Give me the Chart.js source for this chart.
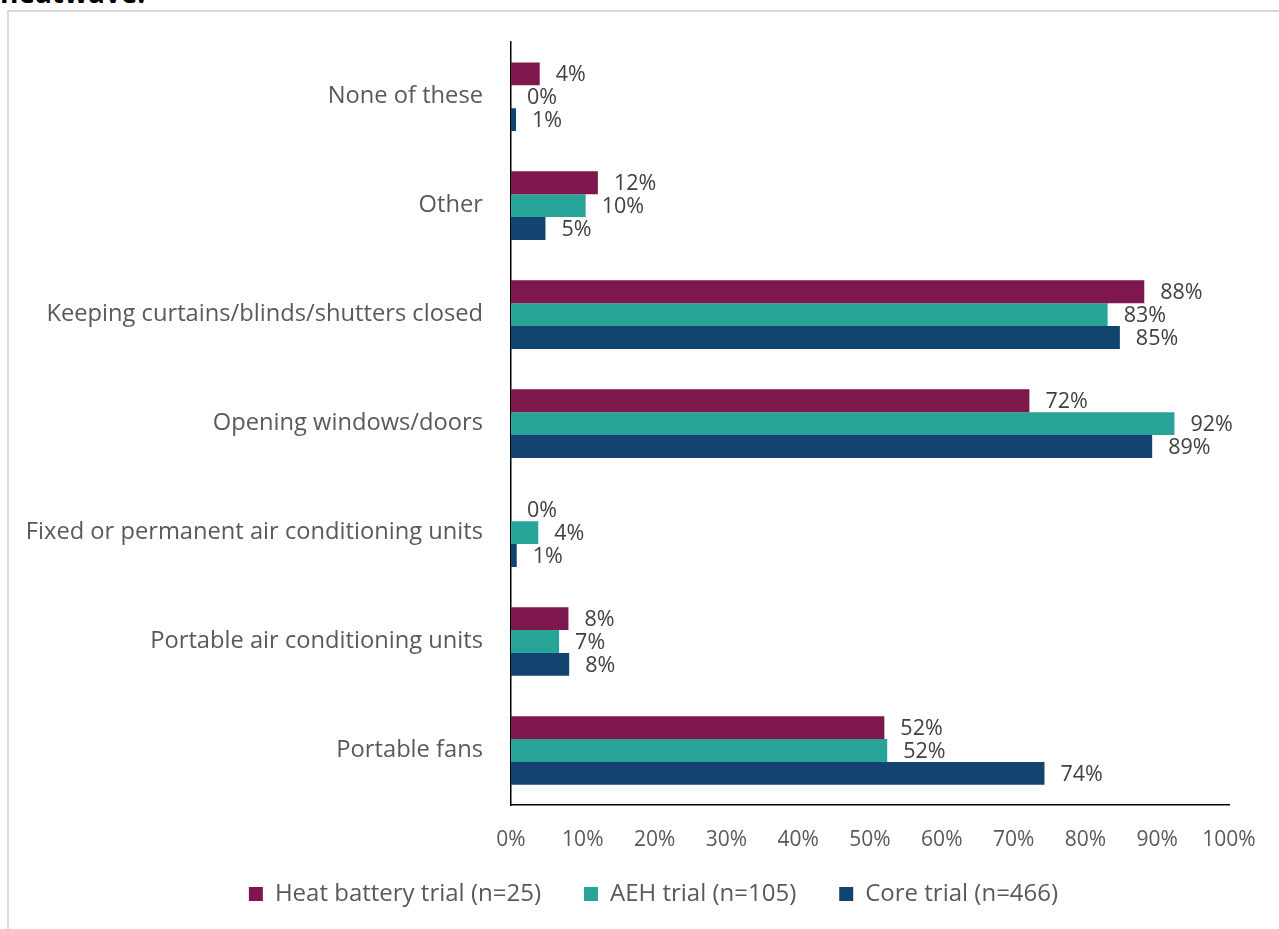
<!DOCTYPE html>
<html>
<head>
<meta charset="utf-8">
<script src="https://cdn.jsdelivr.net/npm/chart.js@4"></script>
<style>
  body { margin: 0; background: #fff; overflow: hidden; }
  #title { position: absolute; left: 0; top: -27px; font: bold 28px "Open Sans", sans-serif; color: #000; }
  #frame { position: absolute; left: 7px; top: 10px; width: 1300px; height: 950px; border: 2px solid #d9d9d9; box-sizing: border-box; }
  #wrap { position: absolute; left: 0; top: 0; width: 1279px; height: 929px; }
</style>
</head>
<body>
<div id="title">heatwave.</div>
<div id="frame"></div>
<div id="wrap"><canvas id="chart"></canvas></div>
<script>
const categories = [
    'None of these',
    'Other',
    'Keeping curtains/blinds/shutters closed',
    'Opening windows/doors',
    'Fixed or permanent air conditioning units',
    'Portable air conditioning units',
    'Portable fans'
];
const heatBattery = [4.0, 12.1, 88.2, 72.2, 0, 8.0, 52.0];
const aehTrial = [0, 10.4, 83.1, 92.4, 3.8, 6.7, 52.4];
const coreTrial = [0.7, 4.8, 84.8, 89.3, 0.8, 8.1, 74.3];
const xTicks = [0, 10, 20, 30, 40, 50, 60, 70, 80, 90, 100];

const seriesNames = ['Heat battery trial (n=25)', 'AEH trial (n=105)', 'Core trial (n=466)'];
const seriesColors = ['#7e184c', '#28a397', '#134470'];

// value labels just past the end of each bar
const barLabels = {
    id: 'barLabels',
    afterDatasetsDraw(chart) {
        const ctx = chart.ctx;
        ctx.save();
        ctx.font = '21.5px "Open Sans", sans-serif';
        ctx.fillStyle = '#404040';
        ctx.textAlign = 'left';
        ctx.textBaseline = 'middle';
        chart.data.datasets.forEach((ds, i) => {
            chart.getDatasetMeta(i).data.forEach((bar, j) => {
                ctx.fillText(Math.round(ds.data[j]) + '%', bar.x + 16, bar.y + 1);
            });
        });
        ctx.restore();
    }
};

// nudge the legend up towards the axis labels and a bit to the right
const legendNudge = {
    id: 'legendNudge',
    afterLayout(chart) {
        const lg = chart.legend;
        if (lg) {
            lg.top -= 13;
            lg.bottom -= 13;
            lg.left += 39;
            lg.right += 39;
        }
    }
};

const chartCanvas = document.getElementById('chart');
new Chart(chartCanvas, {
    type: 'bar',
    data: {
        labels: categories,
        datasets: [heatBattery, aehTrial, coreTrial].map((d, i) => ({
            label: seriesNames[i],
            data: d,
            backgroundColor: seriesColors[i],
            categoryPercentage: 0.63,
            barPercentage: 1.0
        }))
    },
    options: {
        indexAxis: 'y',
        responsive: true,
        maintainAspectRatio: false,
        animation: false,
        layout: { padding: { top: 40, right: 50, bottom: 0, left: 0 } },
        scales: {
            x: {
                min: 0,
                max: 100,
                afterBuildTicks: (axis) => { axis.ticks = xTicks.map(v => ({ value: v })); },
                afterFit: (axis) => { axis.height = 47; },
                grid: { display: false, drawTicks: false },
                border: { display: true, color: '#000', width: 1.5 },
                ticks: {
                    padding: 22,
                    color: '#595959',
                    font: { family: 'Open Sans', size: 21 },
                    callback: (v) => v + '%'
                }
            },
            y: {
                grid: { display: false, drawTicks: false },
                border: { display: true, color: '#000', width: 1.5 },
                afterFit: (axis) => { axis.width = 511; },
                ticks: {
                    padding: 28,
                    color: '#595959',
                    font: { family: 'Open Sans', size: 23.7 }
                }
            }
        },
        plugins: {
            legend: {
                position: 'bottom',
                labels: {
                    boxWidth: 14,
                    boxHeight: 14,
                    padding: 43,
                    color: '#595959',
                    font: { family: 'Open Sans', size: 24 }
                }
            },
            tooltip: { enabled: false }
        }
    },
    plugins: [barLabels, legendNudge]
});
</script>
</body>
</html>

Task goal: Set the listing down in full and exactly. Pictures within it should not appear in the copy.

Full answer:
Give me the Chart.js source for this chart.
<!DOCTYPE html>
<html>
<head>
<meta charset="utf-8">
<script src="https://cdn.jsdelivr.net/npm/chart.js@4"></script>
<style>
  body { margin: 0; background: #fff; overflow: hidden; }
  #title { position: absolute; left: 0; top: -27px; font: bold 28px "Open Sans", sans-serif; color: #000; }
  #frame { position: absolute; left: 7px; top: 10px; width: 1300px; height: 950px; border: 2px solid #d9d9d9; box-sizing: border-box; }
  #wrap { position: absolute; left: 0; top: 0; width: 1279px; height: 929px; }
</style>
</head>
<body>
<div id="title">heatwave.</div>
<div id="frame"></div>
<div id="wrap"><canvas id="chart"></canvas></div>
<script>
const categories = [
    'None of these',
    'Other',
    'Keeping curtains/blinds/shutters closed',
    'Opening windows/doors',
    'Fixed or permanent air conditioning units',
    'Portable air conditioning units',
    'Portable fans'
];
const heatBattery = [4.0, 12.1, 88.2, 72.2, 0, 8.0, 52.0];
const aehTrial = [0, 10.4, 83.1, 92.4, 3.8, 6.7, 52.4];
const coreTrial = [0.7, 4.8, 84.8, 89.3, 0.8, 8.1, 74.3];
const xTicks = [0, 10, 20, 30, 40, 50, 60, 70, 80, 90, 100];

const seriesNames = ['Heat battery trial (n=25)', 'AEH trial (n=105)', 'Core trial (n=466)'];
const seriesColors = ['#7e184c', '#28a397', '#134470'];

// value labels just past the end of each bar
const barLabels = {
    id: 'barLabels',
    afterDatasetsDraw(chart) {
        const ctx = chart.ctx;
        ctx.save();
        ctx.font = '21.5px "Open Sans", sans-serif';
        ctx.fillStyle = '#404040';
        ctx.textAlign = 'left';
        ctx.textBaseline = 'middle';
        chart.data.datasets.forEach((ds, i) => {
            chart.getDatasetMeta(i).data.forEach((bar, j) => {
                ctx.fillText(Math.round(ds.data[j]) + '%', bar.x + 16, bar.y + 1);
            });
        });
        ctx.restore();
    }
};

// nudge the legend up towards the axis labels and a bit to the right
const legendNudge = {
    id: 'legendNudge',
    afterLayout(chart) {
        const lg = chart.legend;
        if (lg) {
            lg.top -= 13;
            lg.bottom -= 13;
            lg.left += 39;
            lg.right += 39;
        }
    }
};

const chartCanvas = document.getElementById('chart');
new Chart(chartCanvas, {
    type: 'bar',
    data: {
        labels: categories,
        datasets: [heatBattery, aehTrial, coreTrial].map((d, i) => ({
            label: seriesNames[i],
            data: d,
            backgroundColor: seriesColors[i],
            categoryPercentage: 0.63,
            barPercentage: 1.0
        }))
    },
    options: {
        indexAxis: 'y',
        responsive: true,
        maintainAspectRatio: false,
        animation: false,
        layout: { padding: { top: 40, right: 50, bottom: 0, left: 0 } },
        scales: {
            x: {
                min: 0,
                max: 100,
                afterBuildTicks: (axis) => { axis.ticks = xTicks.map(v => ({ value: v })); },
                afterFit: (axis) => { axis.height = 47; },
                grid: { display: false, drawTicks: false },
                border: { display: true, color: '#000', width: 1.5 },
                ticks: {
                    padding: 22,
                    color: '#595959',
                    font: { family: 'Open Sans', size: 21 },
                    callback: (v) => v + '%'
                }
            },
            y: {
                grid: { display: false, drawTicks: false },
                border: { display: true, color: '#000', width: 1.5 },
                afterFit: (axis) => { axis.width = 511; },
                ticks: {
                    padding: 28,
                    color: '#595959',
                    font: { family: 'Open Sans', size: 23.7 }
                }
            }
        },
        plugins: {
            legend: {
                position: 'bottom',
                labels: {
                    boxWidth: 14,
                    boxHeight: 14,
                    padding: 43,
                    color: '#595959',
                    font: { family: 'Open Sans', size: 24 }
                }
            },
            tooltip: { enabled: false }
        }
    },
    plugins: [barLabels, legendNudge]
});
</script>
</body>
</html>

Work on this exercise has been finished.